Brendan Sullivan, a lawyer for Countrywide, told the jury in his opening statement that while the U.S. claims the loans were faulty, the bank had actually created a process to speed up the approval process of prime loans after it shifted focus away from subprime loans. He said no one at Countrywide had made misrepresentations to Fannie Mae or Freddie Mac.

“No fraud,” he said. “Two words. That’s the heart and soul and body of the defense.”

Countrywide engaged in a “host of irresponsible origination practices that prioritize funding speed and discourage scrutiny and quality into a singularly risky loan manufacturing process that pumped out large quantities of poor quality loans,” prosecutors in the office of Manhattan U.S. Attorney Preet Bharara have alleged in court papers.

Government-sponsored entities such as Fannie Mae and Freddie Mac purchased single-family mortgages from lenders. The U.S. alleges that in order to maintain high revenue despite a “cratering” market for subprime mortgages, a division of Countrywide initiated a loan program called “High Speed Swim Lane” or “HSSL” in August 2007.

Riskier loans

The program was designed to reduce the number of days spent processing loans to between 10 days and 15 days from as many as 60 days. The U.S. alleges that the program also reduced effective oversight and eliminated underwriter review of riskier loans. As a result, the HSSL program “effectively guaranteed” that the loans sold to Fannie Mae and Freddie Mac were of lower quality than represented, the U.S. said.
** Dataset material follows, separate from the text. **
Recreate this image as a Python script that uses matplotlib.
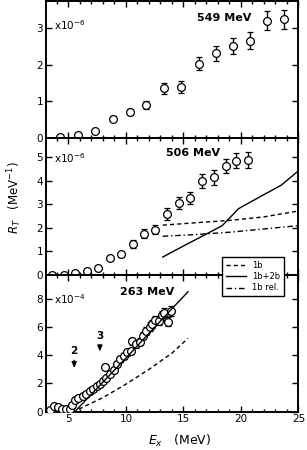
import matplotlib
matplotlib.use("Agg")
import matplotlib.pyplot as plt
from matplotlib.ticker import MultipleLocator
from matplotlib.lines import Line2D

# ---- data ----
# 549 MeV (x1e-6)
x549 = [4.28, 5.81, 7.30, 8.83, 10.32, 11.78, 13.3, 14.8, 16.33, 17.8, 19.3, 20.8, 22.3, 23.77]
y549 = [0.02, 0.08, 0.18, 0.53, 0.71, 0.91, 1.35, 1.38, 2.03, 2.31, 2.51, 2.65, 3.20, 3.24]
e549 = [0.0, 0.0, 0.0, 0.06, 0.08, 0.11, 0.16, 0.16, 0.19, 0.21, 0.21, 0.23, 0.25, 0.26]

# 506 MeV (x1e-6)
x506 = [3.57, 4.6, 5.6, 6.59, 7.59, 8.6, 9.6, 10.58, 11.55, 12.56, 13.6, 14.63, 15.6, 16.64, 17.65, 18.66, 19.6, 20.58]
y506 = [0.01, 0.01, 0.07, 0.16, 0.30, 0.71, 0.87, 1.32, 1.74, 1.92, 2.58, 3.06, 3.25, 3.99, 4.13, 4.60, 4.84, 4.87]
e506 = [0.0, 0.0, 0.0, 0.0, 0.0, 0.08, 0.1, 0.17, 0.19, 0.2, 0.24, 0.25, 0.26, 0.3, 0.3, 0.3, 0.32, 0.34]

x506_1b = [13.2, 16.0, 19.0, 22.0, 25.0]
y506_1b = [2.11, 2.21, 2.31, 2.46, 2.71]
x506_rel = [13.2, 16.0, 19.0, 22.0, 25.0]
y506_rel = [1.64, 1.71, 1.81, 1.95, 2.09]
x506_2b = [13.2, 15.2, 16.9, 18.37, 19.8, 21.8, 23.5, 25.0]
y506_2b = [0.76, 1.28, 1.71, 2.09, 2.81, 3.35, 3.80, 4.41]

# 263 MeV (x1e-4)
x263 = [3.42, 3.75, 4.05, 4.42, 4.77, 5.09, 5.3, 5.58, 5.86, 6.25, 6.55, 6.87, 7.15, 7.45,
        7.75, 8.0, 8.17, 8.3, 8.65, 8.95, 9.22, 9.5, 9.8, 10.1, 10.4, 10.55, 10.9, 11.2,
        11.5, 11.76, 12.05, 12.3, 12.55, 12.85, 13.1, 13.3, 13.62, 13.9]
y263 = [0.12, 0.40, 0.30, 0.20, 0.17, 0.18, 0.47, 0.83, 0.95, 1.10, 1.25, 1.45, 1.60, 1.80,
        1.95, 2.15, 3.20, 2.40, 2.70, 2.95, 3.40, 3.75, 3.95, 4.20, 4.30, 5.00, 4.80, 4.95,
        5.40, 5.75, 6.03, 6.20, 6.50, 6.45, 6.85, 7.00, 6.38, 7.16]
e263 = [0.0, 0.0, 0.0, 0.0, 0.0, 0.0, 0.05, 0.05, 0.05, 0.08, 0.08, 0.1, 0.1, 0.12,
        0.12, 0.12, 0.15, 0.15, 0.15, 0.18, 0.2, 0.2, 0.2, 0.22, 0.22, 0.25, 0.25, 0.25,
        0.28, 0.28, 0.3, 0.3, 0.3, 0.3, 0.32, 0.32, 0.32, 0.35]

x263_2b = [5.55, 8.0, 10.0, 12.0, 14.0, 15.4]
y263_2b = [0.0, 2.1, 3.8, 5.55, 7.3, 8.5]
x263_1b = [5.9, 8.0, 10.0, 12.0, 14.0, 15.4]
y263_1b = [0.18, 1.0, 1.95, 3.0, 4.15, 5.2]

xticks = [5, 10, 15, 20, 25]

# ---- figure ----
fig = plt.figure(figsize=(3.07, 4.5), dpi=100)
L, W = 0.150, 0.822
ax1 = fig.add_axes([L, 0.6933, W, 0.3034])
ax2 = fig.add_axes([L, 0.3889, W, 0.3044])
ax3 = fig.add_axes([L, 0.0851, W, 0.3038])

mk = dict(fmt='o', ms=5.6, mfc='white', mec='black', mew=0.9, ecolor='black',
          elinewidth=1.0, capsize=2.3, capthick=1.0, zorder=3, clip_on=False)

ax1.errorbar(x549, y549, yerr=e549, **mk)
ax2.errorbar(x506, y506, yerr=e506, **mk)
mk3 = dict(mk)
mk3['clip_on'] = True
ax3.errorbar(x263, y263, yerr=e263, **mk3)

ax2.plot(x506_1b, y506_1b, color='black', lw=1.0, ls=(0, (3, 2.2)))
ax2.plot(x506_2b, y506_2b, color='black', lw=1.0, ls='-')
ax2.plot(x506_rel, y506_rel, color='black', lw=1.0, ls=(0, (4, 2, 1, 2)))

ax3.plot(x263_2b, y263_2b, color='black', lw=1.0, ls='-', zorder=4)
ax3.plot(x263_1b, y263_1b, color='black', lw=1.0, ls=(0, (3, 2.2)))

ax1.set_ylim(0, 3.72)
ax2.set_ylim(0, 5.8)
ax3.set_ylim(0, 9.69)
ax1.set_yticks([0, 1, 2, 3])
ax2.set_yticks([0, 1, 2, 3, 4, 5])
ax3.set_yticks([0, 2, 4, 6, 8])

for ax in (ax1, ax2, ax3):
    ax.set_xlim(3.05, 25)
    ax.set_xticks(xticks)
    ax.xaxis.set_minor_locator(MultipleLocator(1))
    ax.tick_params(which='both', direction='in', top=True, right=True,
                   labelsize=7.5, width=1.0, pad=2)
    ax.tick_params(which='major', length=4)
    ax.tick_params(which='minor', length=2.2)
    for s in ax.spines.values():
        s.set_linewidth(1.4)
for ax in (ax1, ax2):
    ax.tick_params(labelbottom=False)

# annotations
ax1.text(0.03, 0.83, 'x10$^{-6}$', transform=ax1.transAxes, fontsize=7.5, va='center')
ax2.text(0.03, 0.854, 'x10$^{-6}$', transform=ax2.transAxes, fontsize=7.5, va='center')
ax3.text(0.03, 0.824, 'x10$^{-4}$', transform=ax3.transAxes, fontsize=7.5, va='center')

ax1.text(0.706, 0.88, '549 MeV', transform=ax1.transAxes, fontsize=8, fontweight='bold',
         ha='center', va='center')
ax2.text(0.583, 0.888, '506 MeV', transform=ax2.transAxes, fontsize=8, fontweight='bold',
         ha='center', va='center')
ax3.text(0.40, 0.873, '263 MeV', transform=ax3.transAxes, fontsize=8, fontweight='bold',
         ha='center', va='center')

arr = dict(arrowstyle='-|>,head_length=0.35,head_width=0.15', color='black', lw=0.9)
ax3.annotate('', xy=(5.5, 2.9), xytext=(5.5, 3.85), arrowprops=arr)
ax3.text(5.5, 4.3, '2', ha='center', va='center', fontsize=7.5, fontweight='bold')
ax3.annotate('', xy=(7.73, 4.08), xytext=(7.73, 4.9), arrowprops=arr)
ax3.text(7.73, 5.4, '3', ha='center', va='center', fontsize=7.5, fontweight='bold')

fig.text(15 / 307, 1 - 198 / 450, '$R_T$   (MeV$^{-1}$)', rotation=90,
         ha='center', va='center', fontsize=8.5)
fig.text(180 / 307, 1 - 441 / 450, '$E_x$   (MeV)', ha='center', va='center', fontsize=9)

handles = [Line2D([], [], color='black', lw=1.0, ls=(0, (3, 2.2))),
           Line2D([], [], color='black', lw=1.0, ls='-'),
           Line2D([], [], color='black', lw=1.0, ls=(0, (4, 2, 1, 2)))]
leg = fig.legend(handles, ['1b', '1b+2b', '1b rel.'], loc='upper left',
                 bbox_to_anchor=(218 / 307, 1 - 253 / 450), bbox_transform=fig.transFigure,
                 fontsize=6, handlelength=2.4, handletextpad=0.8, borderpad=0.4,
                 labelspacing=0.3, fancybox=False, framealpha=1, edgecolor='black')
leg.get_frame().set_linewidth(1.0)

fig.savefig('out.png', dpi=100)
Sullivan, the Countrywide lawyer, said Fannie Mae and Freddie Mac were “experienced” and knew what kinds of loans Countrywide produced. Fannie Mae and Freddie Mac “were born to buy mortgages” and weren’t victims, Sullivan said.

Sullivan said O’Donnell filed his whistle-blower suit as part of a “get-rich-quick scheme.”

O’Donnell decided to “go to the government and cash in and make some money under the whistle-blower program,” Sullivan said.

Under federal law, a whistle-blower is entitled to a percentage of the money recovered as part of the case if the U.S. intervenes.

Trial evidence

U.S. District Judge Jed Rakoff, who is presiding over the case, yesterday granted a request by Charlotte, N.C.-based Bank of America and Countrywide to bar prosecutors from presenting trial evidence and claims that they “are responsible for causing the worldwide financial crisis in whole or in part.”

“Evidence or argument that attempts to link a particular defendant to the nation’s recent economic struggles, whether it be the government’s fiscal troubles or any of the multitude of negative effects of the mortgage crisis and recession, is unfairly prejudicial,” lawyers for Countrywide and Bank of America said in papers.

The companies said in their filing that the global crisis “was a once-in-a-generation, multifaceted event to which a substantial number of factors contributed.”

‘No fraud’

Rebecca Mairone, the chief operating officer of a Countrywide unit at the time, was also sued by the U.S. and is a defendant in the case. Her lawyer, Marc Mukasey, told jurors yesterday that she hadn’t engaged in any scheme to defraud the U.S., Fannie Mae or Freddie Mac.

“Bottom line is you will see there is no fraud,” Mukasey said. “The government is not going to be able to prove this case. Rebecca Mairone did not intend to defraud anyone. The government’s got it dead wrong.”

The defendants also asked the court to disallow evidence about the U.S. Treasury’s decision to provide funding to Bank of America as part of the government’s Troubled Asset Relief Program, saying it would prejudice them before the jury and isn’t relevant to the civil fraud case.

“Any argument about the defendants’ supposed role in the worldwide financial crisis and its devastating effects could serve no other purpose than prejudicing the jury against the defendants’ by arousing the jurors’ frustrations with the economy or large financial institutions,” Bank of America said.

The case is U.S. v. Countrywide Financial Corp., 1:12- cv-01422, U.S. District Court, Southern District of New York (Manhattan).